Entertainment & Originality
Alien: Isolation clearly took a lot from Outlast and was itself a triumph in replicating and continuing one of the best horror movies in a new medium. Outlast uses horror tropes and unoriginal ideas as the basis for a wholly effective experience in a growing medium. Penumbra and Amnesia are comparable, but Outlast outshines them with its utterly convincing setting and narrative. None of it is particularly complex or clever, it’s just very effective in what it does. It makes you feel terror, keeps you wanting to solve the mystery and doesn’t stop until the very end and still leaves you wanting more.
Scares do suffer towards the end, with the game struggling to keep surpring you. Instead it relies on the same things it’s been doing since the start. This loss of direction and pacing definitely effected the experience, but the ending was satisfying and surprising enough to leave me with a good impression. Six hours was my playtime bu the end and while the game has no replay value, only one ending and is short by most standards, the quality over quantity approach is one I respect. Alien: Isolation suffered from pacing problems far more severely than Outlast and while Isolation is the better game for putting you inside an interactive horror classic and forcing you to make choices, Outlast is up there with the best too.
Boss enemies of sorts pit you against, among other things, a giant monster of a man and a mad doctor.
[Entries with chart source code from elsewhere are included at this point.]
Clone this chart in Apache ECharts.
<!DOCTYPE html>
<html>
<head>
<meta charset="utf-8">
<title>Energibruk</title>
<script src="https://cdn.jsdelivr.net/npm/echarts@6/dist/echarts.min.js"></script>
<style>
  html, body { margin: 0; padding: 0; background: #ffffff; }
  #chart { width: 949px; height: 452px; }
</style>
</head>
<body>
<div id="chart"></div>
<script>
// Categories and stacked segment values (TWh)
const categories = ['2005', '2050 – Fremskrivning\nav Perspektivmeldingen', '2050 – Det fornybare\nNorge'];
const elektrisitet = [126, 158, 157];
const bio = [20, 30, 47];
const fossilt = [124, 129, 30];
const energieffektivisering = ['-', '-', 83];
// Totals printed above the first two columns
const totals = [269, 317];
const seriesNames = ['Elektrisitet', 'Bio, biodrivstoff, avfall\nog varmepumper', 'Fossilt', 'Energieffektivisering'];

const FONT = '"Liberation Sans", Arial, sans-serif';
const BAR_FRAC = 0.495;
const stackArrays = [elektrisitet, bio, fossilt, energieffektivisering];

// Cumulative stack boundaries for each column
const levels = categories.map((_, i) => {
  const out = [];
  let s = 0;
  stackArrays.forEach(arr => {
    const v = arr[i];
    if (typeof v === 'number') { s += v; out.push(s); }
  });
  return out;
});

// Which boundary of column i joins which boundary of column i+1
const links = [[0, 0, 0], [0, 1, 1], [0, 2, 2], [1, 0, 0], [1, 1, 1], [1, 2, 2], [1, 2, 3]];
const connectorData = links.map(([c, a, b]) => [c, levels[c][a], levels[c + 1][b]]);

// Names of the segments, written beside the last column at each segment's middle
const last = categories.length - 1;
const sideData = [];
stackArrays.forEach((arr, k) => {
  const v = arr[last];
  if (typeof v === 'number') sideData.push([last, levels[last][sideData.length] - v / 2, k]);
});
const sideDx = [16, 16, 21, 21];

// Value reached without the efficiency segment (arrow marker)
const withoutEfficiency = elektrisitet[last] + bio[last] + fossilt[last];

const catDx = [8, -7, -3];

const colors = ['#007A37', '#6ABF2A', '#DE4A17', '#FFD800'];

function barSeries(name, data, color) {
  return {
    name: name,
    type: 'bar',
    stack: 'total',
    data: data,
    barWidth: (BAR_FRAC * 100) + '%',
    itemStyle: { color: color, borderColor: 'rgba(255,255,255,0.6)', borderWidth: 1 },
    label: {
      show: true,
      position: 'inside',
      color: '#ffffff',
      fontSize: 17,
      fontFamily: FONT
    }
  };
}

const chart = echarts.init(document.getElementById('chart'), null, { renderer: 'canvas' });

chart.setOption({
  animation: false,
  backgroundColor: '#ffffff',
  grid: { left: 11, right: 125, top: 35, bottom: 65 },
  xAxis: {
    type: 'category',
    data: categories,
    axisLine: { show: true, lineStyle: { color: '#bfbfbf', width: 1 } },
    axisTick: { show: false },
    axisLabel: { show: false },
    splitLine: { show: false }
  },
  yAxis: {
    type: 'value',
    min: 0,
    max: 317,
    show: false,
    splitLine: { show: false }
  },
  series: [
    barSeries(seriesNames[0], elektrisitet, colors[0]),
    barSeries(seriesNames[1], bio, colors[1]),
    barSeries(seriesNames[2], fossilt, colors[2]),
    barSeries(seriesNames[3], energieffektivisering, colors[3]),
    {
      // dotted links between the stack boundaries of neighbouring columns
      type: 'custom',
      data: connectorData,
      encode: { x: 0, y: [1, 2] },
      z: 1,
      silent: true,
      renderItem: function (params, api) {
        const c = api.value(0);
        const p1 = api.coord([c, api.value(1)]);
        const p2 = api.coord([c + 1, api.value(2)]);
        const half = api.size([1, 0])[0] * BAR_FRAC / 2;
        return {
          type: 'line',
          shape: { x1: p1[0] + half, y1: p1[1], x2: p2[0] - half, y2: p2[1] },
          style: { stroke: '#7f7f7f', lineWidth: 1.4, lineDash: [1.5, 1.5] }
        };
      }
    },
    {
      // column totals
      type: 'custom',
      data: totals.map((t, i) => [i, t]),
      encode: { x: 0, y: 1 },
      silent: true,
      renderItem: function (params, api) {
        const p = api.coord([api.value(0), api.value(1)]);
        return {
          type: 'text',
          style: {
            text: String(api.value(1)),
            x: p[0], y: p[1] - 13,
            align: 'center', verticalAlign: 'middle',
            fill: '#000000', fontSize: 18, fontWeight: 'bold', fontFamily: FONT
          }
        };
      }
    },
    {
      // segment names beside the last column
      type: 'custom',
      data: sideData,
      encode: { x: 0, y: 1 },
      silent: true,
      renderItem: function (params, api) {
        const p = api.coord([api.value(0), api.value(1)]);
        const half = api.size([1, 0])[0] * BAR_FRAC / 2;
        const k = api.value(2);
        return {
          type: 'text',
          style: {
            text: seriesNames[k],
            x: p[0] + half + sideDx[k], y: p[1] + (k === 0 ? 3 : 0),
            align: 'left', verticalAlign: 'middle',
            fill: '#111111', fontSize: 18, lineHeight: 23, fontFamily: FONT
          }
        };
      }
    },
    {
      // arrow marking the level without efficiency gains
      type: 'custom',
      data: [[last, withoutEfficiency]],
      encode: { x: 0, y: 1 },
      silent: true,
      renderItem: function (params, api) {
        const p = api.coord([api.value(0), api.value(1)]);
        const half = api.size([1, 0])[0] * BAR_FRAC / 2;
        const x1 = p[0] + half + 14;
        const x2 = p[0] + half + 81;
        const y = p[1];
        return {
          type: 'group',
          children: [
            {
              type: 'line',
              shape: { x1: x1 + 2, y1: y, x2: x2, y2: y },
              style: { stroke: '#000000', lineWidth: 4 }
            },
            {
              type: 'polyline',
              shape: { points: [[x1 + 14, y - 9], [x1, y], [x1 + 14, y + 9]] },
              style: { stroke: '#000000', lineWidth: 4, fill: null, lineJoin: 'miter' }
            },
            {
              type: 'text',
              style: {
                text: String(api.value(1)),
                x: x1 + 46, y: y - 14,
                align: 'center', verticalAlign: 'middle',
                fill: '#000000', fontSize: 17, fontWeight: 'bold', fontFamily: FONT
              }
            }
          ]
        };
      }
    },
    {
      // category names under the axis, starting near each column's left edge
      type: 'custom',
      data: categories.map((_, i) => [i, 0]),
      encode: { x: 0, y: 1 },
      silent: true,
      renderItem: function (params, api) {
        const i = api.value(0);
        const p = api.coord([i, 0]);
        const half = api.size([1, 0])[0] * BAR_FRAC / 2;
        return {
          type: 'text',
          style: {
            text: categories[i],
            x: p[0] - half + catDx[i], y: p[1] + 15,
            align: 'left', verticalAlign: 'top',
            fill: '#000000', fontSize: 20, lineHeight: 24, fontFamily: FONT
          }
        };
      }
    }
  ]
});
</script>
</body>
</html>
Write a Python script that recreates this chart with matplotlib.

Without giving too much away I’ll just say you won’t be forgetting the scenes you have with them. These scenes were however, the weakest part of the game for me. It took me out of the experience and reminded me I was just playing a game, without actually adding any worthwhile additions to the gameplay or story. They felt overly scripted and for the most part take control away from the player. Mount Massive Asylum is a big place, but you are carefully guided through it linearly. You have some freedom to wander around and find your way, but there’s only one way to go. The illusion it tries to create fails sometimes and it’s very clear that the game is taking you where it wants. Fortunately for the most part the small, open areas are detailed enough to distract from the linearity.
Outlast is in no way original. It takes its story, setting and atmosphere from classic horror movies and the gameplay is clearly inspired by Amnesia: The Dark Descent. What it does is provide one of the scariest games I’ve ever played. It holds nothing back, be it jumpscares, realistic environments, terrifying ambient sounds or soundtrack. Every aspect blends together into an overall amazing horror package. It isn’t perfect, but Outlast is a must for anyone looking for a good scare.